WASHINGTON –
It’s been 19 years since Sept. 11, 2001, when four hijacked passenger jets were turned into makeshift missiles above American soil. But the tragic day is still fresh in the minds of some of the Army’s top leaders who survived the attack at the Pentagon.
Positioned across the Potomac River from the nation’s capital, the Pentagon is the nerve center for all things national defense. It’s also one of the world’s largest office buildings, made up of roughly 23,000 military and civilian employees, including the secretary of defense and chairman of the Joint Chiefs of Staff.
The five-sided structure is often seen as a universal symbol of America’s strength and security, which made it a target that September morning.
As the sun rose over the nation’s capital that day, the gridlocked morning traffic crept along the Beltway. Underground, train riders like Brig. Gen. Mark S. Bennett and Maj. Gen. Paul A. Chamberlain, who were younger officers at the time, crowded into railcars to beat the slow-moving jam.
All and all “it was just a morning like any other,” Bennett recalled.
They were young officers navigating the city in 2001, but today Bennett is at the helm of the U.S. Army Financial Command, and Chamberlain is the director of the Army budget.
By the time the Metro train dropped them off, the Soldiers weren’t the first to arrive at the Pentagon. Employees were already buzzing through each ring and corridor of the building.
Pentagon staffers were already immersed in numerous morning routines; briefings were planned, PowerPoints were being finalized, coffee was brewing, and some, like Chamberlain, found time to squeeze in a morning run.
“The sky was crystal clear blue that early fall morning,” Chamberlain said, looking back. “I went for a run, came back, and took a shower.” That’s when he first heard the news at the Pentagon Athletic Center. “Over the radio speakers in the shower, I heard a plane [may have] hit the World Trade Center in New York -- which was very odd.”
The news quickly spread around the building. Lt. Gen.
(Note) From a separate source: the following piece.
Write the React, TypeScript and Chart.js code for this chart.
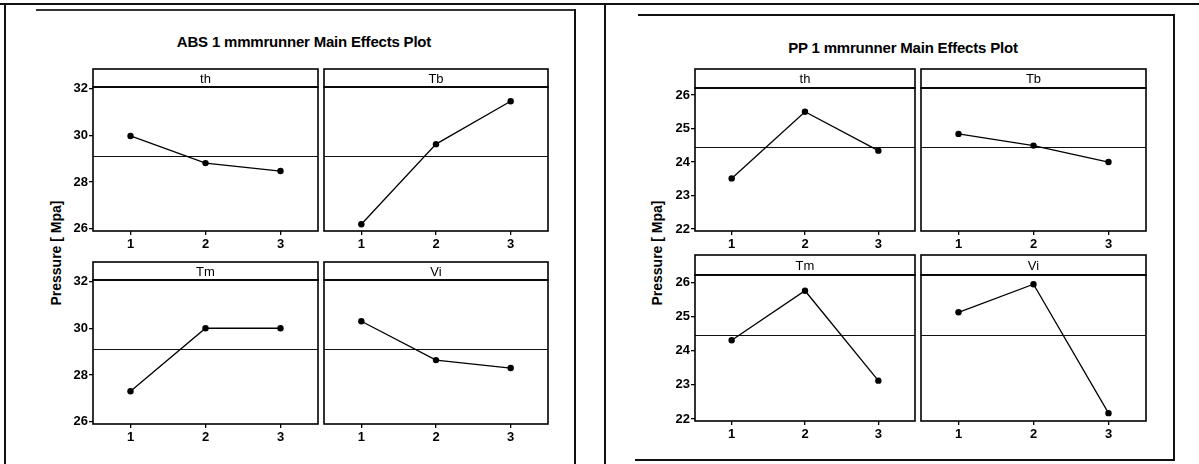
import React, { useEffect, useRef } from 'react';
import { Chart, registerables } from 'chart.js';

Chart.register(...registerables);

// ---------- data ----------
const levels = ['1', '2', '3'];
const factorNames = ['th', 'Tb', 'Tm', 'Vi'];

const absTh = [29.97, 28.81, 28.47];
const absTb = [26.2, 29.62, 31.45];
const absTm = [27.31, 30.0, 30.0];
const absVi = [30.3, 28.64, 28.3];
const absMean = 29.1;
const absTicks = [26, 28, 30, 32];

const ppTh = [23.51, 25.5, 24.34];
const ppTb = [24.84, 24.49, 24.0];
const ppTm = [24.3, 25.75, 23.12];
const ppVi = [25.12, 25.94, 22.17];
const ppMean = 24.46;
const ppTicks = [22, 23, 24, 25, 26];

const absTitle = 'ABS 1 mmmrunner Main Effects Plot';
const ppTitle = 'PP 1 mmrunner Main Effects Plot';
const yTitle = 'Pressure [ Mpa]';

const FONT = '"Liberation Sans", Arial, sans-serif';

type FacetProps = {
  left: number;
  top: number;
  plotW: number;
  plotH: number;
  stripH: number;
  label: string;
  values: number[];
  mean: number;
  yMin: number;
  yMax: number;
  yTicks: number[];
  showY: boolean;
};

const YW = 42;
const XH = 26;

function Facet(p: FacetProps) {
  const ref = useRef<HTMLCanvasElement>(null);
  const padL = p.showY ? 0 : 1;
  const width = (p.showY ? YW : 0) + padL + p.plotW + 1;
  const height = 1 + p.stripH + p.plotH + XH;
  const canvasLeft = p.left - (p.showY ? YW : 0) - padL;
  const canvasTop = p.top - 1;

  useEffect(() => {
    const decor = {
      id: 'facetDecor',
      beforeDatasetsDraw(chart: any) {
        const { ctx, chartArea: a, scales } = chart;
        const y = Math.round(scales.y.getPixelForValue(p.mean)) + 0.5;
        ctx.save();
        ctx.strokeStyle = '#111';
        ctx.lineWidth = 1.2;
        ctx.beginPath();
        ctx.moveTo(a.left, y);
        ctx.lineTo(a.right, y);
        ctx.stroke();
        ctx.restore();
      },
      afterDraw(chart: any) {
        const { ctx, chartArea: a } = chart;
        ctx.save();
        ctx.strokeStyle = '#000';
        ctx.lineWidth = 1.6;
        ctx.strokeRect(a.left, a.top, a.right - a.left, a.bottom - a.top);
        ctx.strokeRect(a.left, 1, a.right - a.left, a.top - 1);
        ctx.fillStyle = '#000';
        ctx.font = '13px ' + FONT;
        ctx.textAlign = 'center';
        ctx.textBaseline = 'middle';
        ctx.fillText(p.label, (a.left + a.right) / 2, (1 + a.top) / 2 + 1);
        ctx.restore();
      },
    };

    const chart = new Chart(ref.current as HTMLCanvasElement, {
      type: 'line',
      data: {
        labels: levels,
        datasets: [
          {
            data: p.values,
            borderColor: '#000',
            backgroundColor: '#000',
            borderWidth: 1.3,
            pointRadius: 3.2,
            pointBackgroundColor: '#000',
            pointBorderWidth: 0,
            tension: 0,
          },
        ],
      },
      options: {
        responsive: false,
        animation: false,
        layout: { padding: { top: 1 + p.stripH, left: padL, right: 1, bottom: 0 } },
        plugins: {
          legend: { display: false },
          tooltip: { enabled: false },
          title: { display: false },
        },
        scales: {
          x: {
            type: 'category',
            offset: true,
            afterFit: (s: any) => {
              s.height = XH;
            },
            grid: {
              display: true,
              drawOnChartArea: false,
              drawTicks: true,
              tickLength: 4,
              color: '#000',
              lineWidth: 1.3,
              offset: false,
            },
            border: { display: false },
            ticks: {
              color: '#000',
              padding: 2,
              maxRotation: 0,
              font: { size: 13, weight: 'bold', family: FONT },
            },
          },
          y: {
            display: p.showY,
            min: p.yMin,
            max: p.yMax,
            afterBuildTicks: (s: any) => {
              s.ticks = p.yTicks.map((v) => ({ value: v }));
            },
            afterFit: (s: any) => {
              if (p.showY) s.width = YW;
              else s.width = 0;
            },
            grid: {
              display: true,
              drawOnChartArea: false,
              drawTicks: true,
              tickLength: 4,
              color: '#000',
              lineWidth: 1.3,
            },
            border: { display: false },
            ticks: {
              color: '#000',
              padding: 1,
              font: { size: 13, weight: 'bold', family: FONT },
            },
          },
        },
      },
      plugins: [decor],
    } as any);
    return () => chart.destroy();
  }, []);

  return (
    <canvas
      ref={ref}
      width={width}
      height={height}
      style={{ position: 'absolute', left: canvasLeft, top: canvasTop, width, height }}
    />
  );
}

function Line(props: { l: number; t: number; w: number; h: number; c?: string }) {
  return (
    <div
      style={{
        position: 'absolute',
        left: props.l,
        top: props.t,
        width: props.w,
        height: props.h,
        background: props.c || '#111',
      }}
    />
  );
}

function Title(props: { text: string; cx: number; cy: number }) {
  return (
    <div
      style={{
        position: 'absolute',
        left: props.cx - 200,
        top: props.cy - 10,
        width: 400,
        height: 20,
        lineHeight: '20px',
        textAlign: 'center',
        fontFamily: FONT,
        fontWeight: 'bold',
        fontSize: 15,
        letterSpacing: -0.2,
        color: '#000',
        whiteSpace: 'nowrap',
      }}
    >
      {props.text}
    </div>
  );
}

function YTitle(props: { cx: number; cy: number }) {
  return (
    <div
      style={{
        position: 'absolute',
        left: props.cx - 100,
        top: props.cy - 9,
        width: 200,
        height: 18,
        lineHeight: '18px',
        textAlign: 'center',
        fontFamily: FONT,
        fontWeight: 'bold',
        fontSize: 14,
        color: '#000',
        transform: 'rotate(-90deg)',
        whiteSpace: 'nowrap',
      }}
    >
      {yTitle}
    </div>
  );
}

export default function App() {
  const absMin = 25.91;
  const absMax = 32.06;
  const ppMin = 21.94;
  const ppMax = 26.21;
  return (
    <div
      style={{
        position: 'fixed',
        left: 0,
        top: 0,
        width: 1199,
        height: 464,
        background: '#fff',
        overflow: 'hidden',
      }}
    >
      {/* frame lines */}
      <Line l={0} t={3} w={1199} h={2} />
      <Line l={4} t={3} w={2} h={461} />
      <Line l={36} t={9} w={540} h={1.5} c="#333" />
      <Line l={574} t={9} w={2} h={455} />
      <Line l={604} t={3} w={2} h={461} />
      <Line l={638} t={14} w={536} h={2} />
      <Line l={1173} t={14} w={2} h={447} />
      <Line l={635} t={459} w={540} h={2} />

      <Title text={absTitle} cx={304} cy={42} />
      <Title text={ppTitle} cx={903} cy={48} />
      <YTitle cx={56} cy={253} />
      <YTitle cx={657} cy={253} />

      {/* ABS facets */}
      <Facet left={93} top={69} plotW={228} plotH={144} stripH={18} label={factorNames[0]} values={absTh} mean={absMean} yMin={absMin} yMax={absMax} yTicks={absTicks} showY={true} />
      <Facet left={321} top={69} plotW={230} plotH={144} stripH={18} label={factorNames[1]} values={absTb} mean={absMean} yMin={absMin} yMax={absMax} yTicks={absTicks} showY={false} />
      <Facet left={93} top={262} plotW={228} plotH={144} stripH={18} label={factorNames[2]} values={absTm} mean={absMean} yMin={absMin} yMax={absMax} yTicks={absTicks} showY={true} />
      <Facet left={321} top={262} plotW={230} plotH={144} stripH={18} label={factorNames[3]} values={absVi} mean={absMean} yMin={absMin} yMax={absMax} yTicks={absTicks} showY={false} />

      {/* PP facets */}
      <Facet left={695} top={69} plotW={223} plotH={143} stripH={19} label={factorNames[0]} values={ppTh} mean={ppMean} yMin={ppMin} yMax={ppMax} yTicks={ppTicks} showY={true} />
      <Facet left={918} top={69} plotW={231} plotH={143} stripH={19} label={factorNames[1]} values={ppTb} mean={ppMean} yMin={ppMin} yMax={ppMax} yTicks={ppTicks} showY={false} />
      <Facet left={695} top={255} plotW={223} plotH={146} stripH={20} label={factorNames[2]} values={ppTm} mean={ppMean} yMin={ppMin} yMax={ppMax} yTicks={ppTicks} showY={true} />
      <Facet left={918} top={255} plotW={231} plotH={146} stripH={20} label={factorNames[3]} values={ppVi} mean={ppMean} yMin={ppMin} yMax={ppMax} yTicks={ppTicks} showY={false} />
    </div>
  );
}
Thomas Horlander, deputy to the assistant secretary of the Army, Financial Management and Comptroller, was then a 41-year-old lieutenant colonel on a mission from Fort Rucker, Alabama that morning.
The Pentagon has three times the floor space of the Empire State Building, and can be daunting to navigate for newcomers, like Horlander. The Colorado native was in an unfamiliar place during his work trip to the Defense Department epicenter.
When Horlander and his coworkers walked into the building, the security guards knew they were out-of-towners, he said, during a recent interview. “I said [to the guard] we’re trying to locate a conference room. He gave us assistance and said when you get there to turn on the television -- an airplane just hit one of the Twin Towers.”
After that, everything changed. Newscasts started reporting the incident at the World Trade Center in New York City. The news anchor on the confirmed “smoke was billowing out of one of the towers,” Chamberlain said. “I thought, wow, it must have been a significant plane that hit it.”
‘Something is happening in New York’
At first, reporters speculated why the smoke poured from the North Tower. Many anchors, like on Chamberlain’s radio, said it looked like an airplane accident. But others suggested maybe a kitchen fire from the Windows of the World restaurant, a popular tourist destination located on the 106th and 107th level of the tower. The truth was nobody knew for sure.
That’s when many work routines stopped. All that people could do was watch in knots. At the Pentagon, workers, including Chamberlain, circled TVs like campfires and waited for new information like warmth. Another Army officer, Wes Miller, who was a colonel at the Pentagon in 2001, questioned if it was accident or not, he said.
Before anyone could clarify what happened to the North Tower, the news broadcasted a commercial airliner fly full-force into the South Tower at 9:03 a.m., causing a massive fireball in its wake, while inadvertently confirming Miller's suspicions.
“It was too unusual to see a plane fly into the side of a skyscraper. There was no way that could have been a mistake,” said Miller, who serves at the Pentagon today as the deputy assistant secretary of the Army for financial operations.
As Miller watched in horror, a coworker said, “This is not a day you want to be working at the Pentagon.” The colleague planned to take leave, he said, but wasn’t able to get out in time.